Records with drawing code
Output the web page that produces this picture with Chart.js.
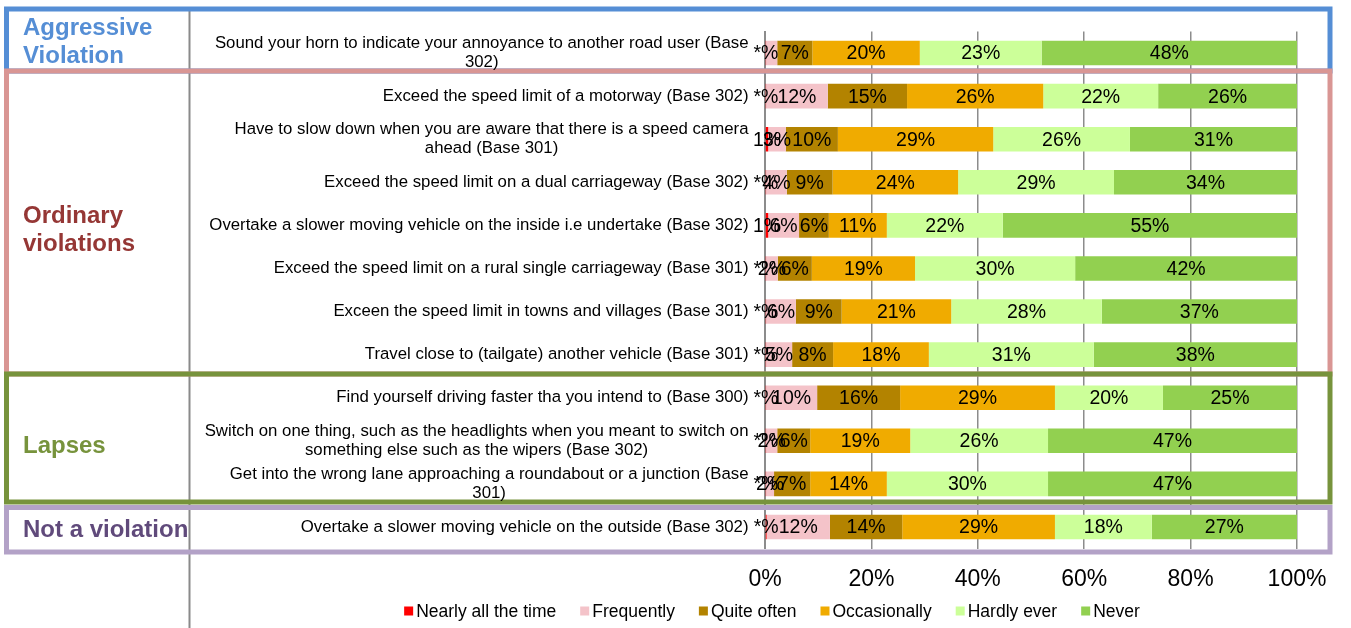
<!DOCTYPE html>
<html>
<head>
<meta charset="utf-8">
<script src="https://cdn.jsdelivr.net/npm/chart.js@4.4.1/dist/chart.umd.min.js"></script>
<style>
  html, body { margin: 0; padding: 0; background: #fff; }
  #wrap { width: 1351px; height: 628px; }
</style>
</head>
<body>
<div id="wrap"><canvas id="chart" width="1351" height="628"></canvas></div>
<script>
"use strict";

// ---------------------------------------------------------------------------
// Data (percent of respondents)
// ---------------------------------------------------------------------------
const categories = [
  ["Sound your horn to indicate your annoyance to another road user (Base", "302)"],
  ["Exceed the speed limit of a motorway (Base 302)"],
  ["Have to slow down when you are aware that there is a speed camera", "ahead (Base 301)"],
  ["Exceed the speed limit on a dual carriageway (Base 302)"],
  ["Overtake a slower moving vehicle on the inside i.e undertake (Base 302)"],
  ["Exceed the speed limit on a rural single carriageway (Base 301)"],
  ["Exceen the speed limit in towns and villages (Base 301)"],
  ["Travel close to (tailgate) another vehicle (Base 301)"],
  ["Find yourself driving faster tha you intend to (Base 300)"],
  ["Switch on one thing, such as the headlights when you meant to switch on", "something else such as the wipers (Base 302)"],
  ["Get into the wrong lane approaching a roundabout or a junction (Base", "301)"],
  ["Overtake a slower moving vehicle on the outside (Base 302)"],
];

const seriesNames = ["Nearly all the time", "Frequently", "Quite often", "Occasionally", "Hardly ever", "Never"];

// values below 0.5 are shown as "*%" in the source
const nearlyAllTheTime = [0.2, 0.2, 0.6, 0.2, 0.6, 0.2, 0.2, 0.2, 0.2, 0.2, 0.2, 0.3];
const frequently       = [2.1, 11.6, 3.3, 3.9, 5.8, 2.2, 5.6, 4.9, 9.6, 2.1, 1.5, 11.9];
const quiteOften       = [6.6, 14.9, 9.8, 8.6, 5.6, 6.4, 8.6, 7.7, 15.6, 6.2, 6.8, 13.6];
const occasionally     = [20.2, 25.6, 29.2, 23.6, 10.9, 19.4, 20.6, 18.0, 29.1, 18.8, 14.4, 28.7];
const hardlyEver       = [22.9, 21.6, 25.7, 29.3, 21.8, 30.1, 28.3, 31.0, 20.3, 25.9, 30.3, 18.2];
const never            = [48.0, 26.1, 31.4, 34.4, 55.3, 41.7, 36.7, 38.2, 25.2, 46.8, 46.8, 27.3];

// [row, series] whose data label is not shown in the source
const hiddenLabels = [[0, 1]];

const xTicks = [0, 20, 40, 60, 80, 100];

const groupTitles = [["Aggressive", "Violation"], ["Ordinary", "violations"], ["Lapses"], ["Not a violation"]];

// ---------------------------------------------------------------------------
// Styling
// ---------------------------------------------------------------------------
const FONT = "'Liberation Sans', Arial, sans-serif";
const seriesColors = ["#FF0000", "#F4C3C9", "#B38300", "#F0AB00", "#CCFF99", "#92D050"];
const groupStyle = [
  { border: "#558ED5", text: "#558ED5", top: 9, bottom: 71, base: 35 },
  { border: "#D99694", text: "#953735", top: 71, bottom: 374, base: 223 },
  { border: "#77933C", text: "#77933C", top: 374, bottom: 502, base: 453 },
  { border: "#B3A2C7", text: "#604A7B", top: 507.5, bottom: 552, base: 537 },
];
const BOX_L = 6.5, BOX_R = 1330, SEP_X = 189.5;

// ---------------------------------------------------------------------------
// Plugins
// ---------------------------------------------------------------------------
const decorations = {
  id: "decorations",
  afterDraw(chart) {
    const ctx = chart.ctx;
    ctx.save();
    // column separator
    ctx.strokeStyle = "#8a8a8a";
    ctx.lineWidth = 2;
    ctx.beginPath();
    ctx.moveTo(SEP_X, groupStyle[0].top);
    ctx.lineTo(SEP_X, chart.height);
    ctx.stroke();

    // group boxes + titles
    groupStyle.forEach((g) => {
      ctx.strokeStyle = g.border;
      ctx.lineWidth = 5;
      ctx.strokeRect(BOX_L, g.top, BOX_R - BOX_L, g.bottom - g.top);
    });
    ctx.font = "bold 24px " + FONT;
    ctx.textAlign = "left";
    ctx.textBaseline = "alphabetic";
    groupStyle.forEach((g, i) => {
      ctx.fillStyle = g.text;
      groupTitles[i].forEach((line, k) => ctx.fillText(line, 23, g.base + k * 28));
    });

    // category labels: right-aligned block, lines centred in the block
    const yScale = chart.scales.y;
    ctx.font = "16.8px " + FONT;
    ctx.fillStyle = "#000";
    ctx.textAlign = "center";
    ctx.textBaseline = "middle";
    const right = 748.5, lh = 19;
    categories.forEach((lines, i) => {
      const y = yScale.getPixelForValue(i);
      const w = Math.max(...lines.map((l) => ctx.measureText(l).width));
      const y0 = y - (lines.length - 1) * lh / 2;
      lines.forEach((l, k) => ctx.fillText(l, right - w / 2, y0 + k * lh));
    });

    // legend
    ctx.font = "17.5px " + FONT;
    ctx.textAlign = "left";
    const box = 9, gapBox = 3, gapItem = 24, cy = 611;
    const items = chart.data.datasets.map((ds) => ({
      label: ds.label, color: ds.backgroundColor, w: ctx.measureText(ds.label).width,
    }));
    const total = items.reduce((s, it) => s + box + gapBox + it.w, 0) + gapItem * (items.length - 1);
    let x = 772 - total / 2;
    items.forEach((it) => {
      ctx.fillStyle = it.color;
      ctx.fillRect(x, cy - box / 2, box, box);
      ctx.fillStyle = "#000";
      ctx.fillText(it.label, x + box + gapBox, cy + 1);
      x += box + gapBox + it.w + gapItem;
    });
    ctx.restore();
  },
};

const barLabels = {
  id: "barLabels",
  afterDatasetsDraw(chart) {
    const ctx = chart.ctx;
    ctx.save();
    ctx.font = "19.5px " + FONT;
    ctx.fillStyle = "#000";
    ctx.textAlign = "center";
    ctx.textBaseline = "middle";
    chart.data.datasets.forEach((ds, di) => {
      chart.getDatasetMeta(di).data.forEach((bar, i) => {
        if (hiddenLabels.some(([r, s]) => r === i && s === di)) return;
        const v = ds.data[i];
        const p = bar.getProps(["x", "y", "base"], true);
        const txt = v < 0.5 ? "*%" : Math.round(v) + "%";
        ctx.fillText(txt, (p.x + p.base) / 2, p.y + 1);
      });
    });
    ctx.restore();
  },
};

// ---------------------------------------------------------------------------
// Chart
// ---------------------------------------------------------------------------
const seriesData = [nearlyAllTheTime, frequently, quiteOften, occasionally, hardlyEver, never];

new Chart(document.getElementById("chart"), {
  type: "bar",
  data: {
    labels: categories.map((c) => c.join(" ")),
    datasets: seriesNames.map((name, i) => ({
      label: name,
      data: seriesData[i],
      backgroundColor: seriesColors[i],
      borderWidth: 0,
      barPercentage: 0.57,
      categoryPercentage: 1,
    })),
  },
  options: {
    indexAxis: "y",
    responsive: false,
    animation: false,
    devicePixelRatio: 1,
    layout: { padding: { top: 31.5, right: 54, left: 0, bottom: 0 } },
    plugins: { legend: { display: false }, tooltip: { enabled: false } },
    scales: {
      x: {
        stacked: true, min: 0, max: 100,
        afterBuildTicks: (s) => { s.ticks = xTicks.map((v) => ({ value: v })); },
        afterFit: (s) => { s.height = 79.5; },
        ticks: { callback: (v) => v + "%", color: "#000", padding: 17,
                 font: { family: FONT, size: 23 } },
        grid: { color: "#8c8c8c", lineWidth: 1.5, drawTicks: false },
        border: { display: false },
      },
      y: {
        stacked: true,
        afterFit: (s) => { s.width = 765; },
        ticks: { display: false },
        grid: { display: false },
        border: { display: true, color: "#8c8c8c", width: 2 },
      },
    },
  },
  plugins: [barLabels, decorations],
});
</script>
</body>
</html>
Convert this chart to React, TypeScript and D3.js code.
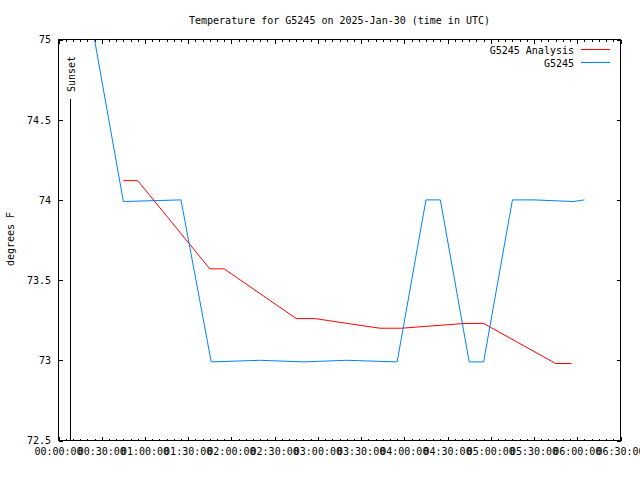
import React from "react";
import * as d3 from "d3";

const DAY = "2025-01-30";
const titleText = "Temperature for G5245 on 2025-Jan-30 (time in UTC)";
const yLabelText = "degrees F";
const sunsetLabel = "Sunset";
const sunsetTime = "00:08:15";

const seriesNames = ["G5245 Analysis", "G5245"];
const seriesColors = ["#ff0000", "#0080ff"];

const analysisTimes = [
  "00:45:00", "00:55:00", "01:45:00", "01:55:00", "02:45:00", "02:58:00",
  "03:43:00", "03:58:00", "04:42:00", "04:55:00", "05:45:00", "05:56:00",
];
const analysisValues = [
  74.12, 74.12, 73.57, 73.57, 73.26, 73.26,
  73.2, 73.2, 73.23, 73.23, 72.98, 72.98,
];

const obsTimes = [
  "00:25:00", "00:45:00", "01:25:00", "01:46:00", "02:20:00", "02:50:00",
  "03:20:00", "03:55:00", "04:15:00", "04:25:00", "04:45:00", "04:55:00",
  "05:15:00", "05:30:00", "05:57:00", "06:05:00",
];
const obsValues = [
  75.0, 73.99, 74.0, 72.99, 73.0, 72.99,
  73.0, 72.99, 74.0, 74.0, 72.99, 72.99,
  74.0, 74.0, 73.99, 74.0,
];

const yTicks = [72.5, 73, 73.5, 74, 74.5, 75];
const yTickLabels = ["72.5", "73", "73.5", "74", "74.5", "75"];

const parseT = (s: string) => new Date(`${DAY}T${s}Z`);

const W = 640;
const H = 480;
const L = 58.5;
const R = 620.5;
const T = 39.5;
const B = 440.5;
const FONT = "'DejaVu Sans Mono', 'Liberation Mono', monospace";

export default function App() {
  const x = d3
    .scaleUtc()
    .domain([parseT("00:00:00"), parseT("06:30:00")])
    .range([L, R]);
  const y = d3.scaleLinear().domain([72.5, 75]).range([B, T]);

  const majorTicks = x.ticks(d3.utcMinute.every(30) as any);
  const minorTicks = x.ticks(d3.utcMinute.every(5) as any);
  const fmt = d3.utcFormat("%H:%M:%S");

  const line = d3
    .line<[Date, number]>()
    .x((d) => x(d[0]))
    .y((d) => y(d[1]));

  const analysis: [Date, number][] = analysisTimes.map((t, i) => [parseT(t), analysisValues[i]]);
  const obs: [Date, number][] = obsTimes.map((t, i) => [parseT(t), obsValues[i]]);

  const sx = Math.round(x(parseT(sunsetTime))) + 0.5;

  return (
    <svg
      width={W}
      height={H}
      style={{ position: "absolute", left: 0, top: 0, background: "#fff" }}
      fontFamily={FONT}
      fontSize={10}
    >
      <rect x={0} y={0} width={W} height={H} fill="#fff" />
      <defs>
        <clipPath id="plotclip">
          <rect x={L} y={T - 1} width={R - L} height={B - T + 1} />
        </clipPath>
      </defs>

      {/* title */}
      <text x={(L + R) / 2} y={24} textAnchor="middle" fill="#000">
        {titleText}
      </text>

      {/* y label */}
      <text
        transform={`translate(14,239) rotate(-90)`}
        textAnchor="middle"
        fill="#000"
      >
        {yLabelText}
      </text>

      {/* ticks */}
      <g stroke="#000" strokeWidth={1} shapeRendering="crispEdges">
        {minorTicks.map((t, i) => {
          const px = Math.round(x(t)) + 0.5;
          return (
            <g key={"mn" + i}>
              <line x1={px} x2={px} y1={B} y2={B - 2} />
              <line x1={px} x2={px} y1={T} y2={T + 2} />
            </g>
          );
        })}
        {majorTicks.map((t, i) => {
          const px = Math.round(x(t)) + 0.5;
          return (
            <g key={"mj" + i}>
              <line x1={px} x2={px} y1={B} y2={B - 4} />
              <line x1={px} x2={px} y1={T} y2={T + 4} />
            </g>
          );
        })}
        {yTicks.map((v, i) => {
          const py = Math.round(y(v)) + 0.5;
          return (
            <g key={"yt" + i}>
              <line x1={L} x2={L + 4} y1={py} y2={py} />
              <line x1={R} x2={R - 4} y1={py} y2={py} />
            </g>
          );
        })}
      </g>

      {/* x tick labels */}
      {majorTicks.map((t, i) => (
        <text key={"xl" + i} x={x(t)} y={455} textAnchor="middle" fill="#000">
          {fmt(t)}
        </text>
      ))}

      {/* y tick labels */}
      {yTicks.map((v, i) => (
        <text key={"yl" + i} x={51} y={y(v) + 3.8} textAnchor="end" fill="#000">
          {yTickLabels[i]}
        </text>
      ))}

      {/* sunset */}
      <line
        x1={sx}
        x2={sx}
        y1={99}
        y2={B}
        stroke="#000"
        strokeWidth={1}
        shapeRendering="crispEdges"
      />
      <text transform={`translate(${sx + 4.5},92) rotate(-90)`} textAnchor="start" fill="#000">
        {sunsetLabel}
      </text>

      {/* data */}
      <g clipPath="url(#plotclip)">
        <path d={line(analysis) || ""} fill="none" stroke={seriesColors[0]} strokeWidth={1} />
        <path d={line(obs) || ""} fill="none" stroke={seriesColors[1]} strokeWidth={1} />
      </g>

      {/* legend */}
      {seriesNames.map((n, i) => (
        <g key={"lg" + i}>
          <text x={574} y={54 + i * 12.5} textAnchor="end" fill="#000">
            {n}
          </text>
          <line
            x1={581}
            x2={610}
            y1={49.5 + i * 12.5}
            y2={49.5 + i * 12.5}
            stroke={seriesColors[i]}
            strokeWidth={1}
            shapeRendering="crispEdges"
          />
        </g>
      ))}

      {/* frame */}
      <rect
        x={L}
        y={T}
        width={R - L}
        height={B - T}
        fill="none"
        stroke="#000"
        strokeWidth={1}
        shapeRendering="crispEdges"
      />
    </svg>
  );
}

TASK TO COMPLETE> Work through the records line by line and tally those with the word "this". Report only the total.

ANSWER IN FULL> 2